On the other hand is the importance of employment to people’s health and wellbeing. Bad work can make people sick. This is true not only in relation to danger and injury; here we have strong framework of health and safety regulation. More broadly work that is mind-numbing or high-pressure and in which employee lack voice or autonomy can damage health, particularly mental health. Conversely, good employers can use their relationship with employees to promote wellbeing in many ways, ranging from information and support services to access to opportunities to improve fitness.
A conversation about work and wellbeing is also likely to address the challenge of improving the rate of employment and routes of progression of disabled people. With government support employment rates have risen significantly recently, but they still lag badly behind, particularly in relation to learning disabilities. Notwithstanding my own review, of which this issue was only a relatively small part, the government has a range of objectives and policies in this area, as do many local authorities. But we need new ideas and to widen the commitment to change across employers and society.

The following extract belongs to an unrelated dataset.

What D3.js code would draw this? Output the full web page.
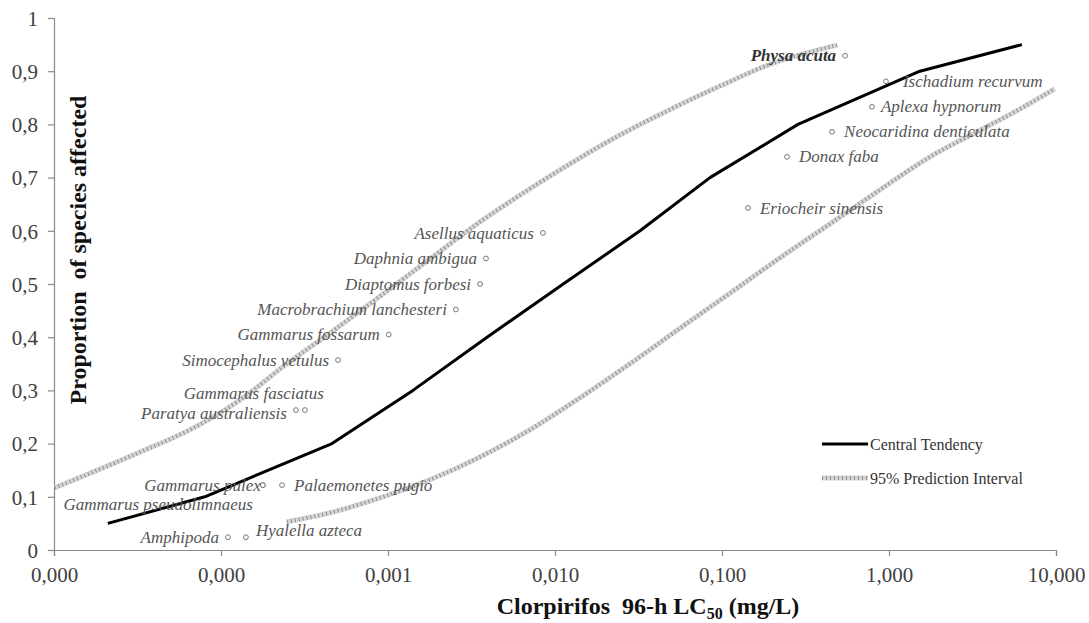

This thought occurred to me as I was recently recording a new series for BBC Radio 4 called The Fix (available now on iplayer). The programme reports a one-day design workshop in which a team of young experts, in disciplines ranging from data analysis and marketing to ethnography, try to develop solutions to challenging problems. The first series has looked at national challenges including cutting childhood obesity, reducing reoffending and building more affordable homes, with the solutions being pitched to Dawn Austwick from the Big Lottery Fund and former cabinet minister David Willetts. If the series is recommissioned I hope we can move from broad national challenges to specific local ones.
Improving health and wellbeing at work could be a great subject for the approach we have been showcasing in The Fix. The process would combine the kind of experts we’ve used in the programme with local employers, the NHS, third sector and, of course, employees themselves. For seasoned policy makers, among whom I include myself, the idea that a one- or two-day event, sometimes using quite unconventional processes, could come up with feasible ideas in a complex area may seem unrealistic, but these processes can capture the imagination and gain buy-in in ways conventional policy making rarely achieves.
Of course, such a process has to be informed by existing policy, by strong local data and by an understanding of the constraints upon action. But to make a real difference to employment, health and wellbeing, we need imagination as well as commitment, and processes like those we used in The Fix are good at prompting thinking outside the box.
Nor is this just a one off. I agreed to host The Fix because it speaks to the RSA’s wider advocacy of approaches which are more systemic – engaging the key actors and understanding how the whole system works or doesn’t – and more entrepreneurial; taking risks, testing ideas, being agile in pursuing opportunities. Anyone out there fancy giving it a go?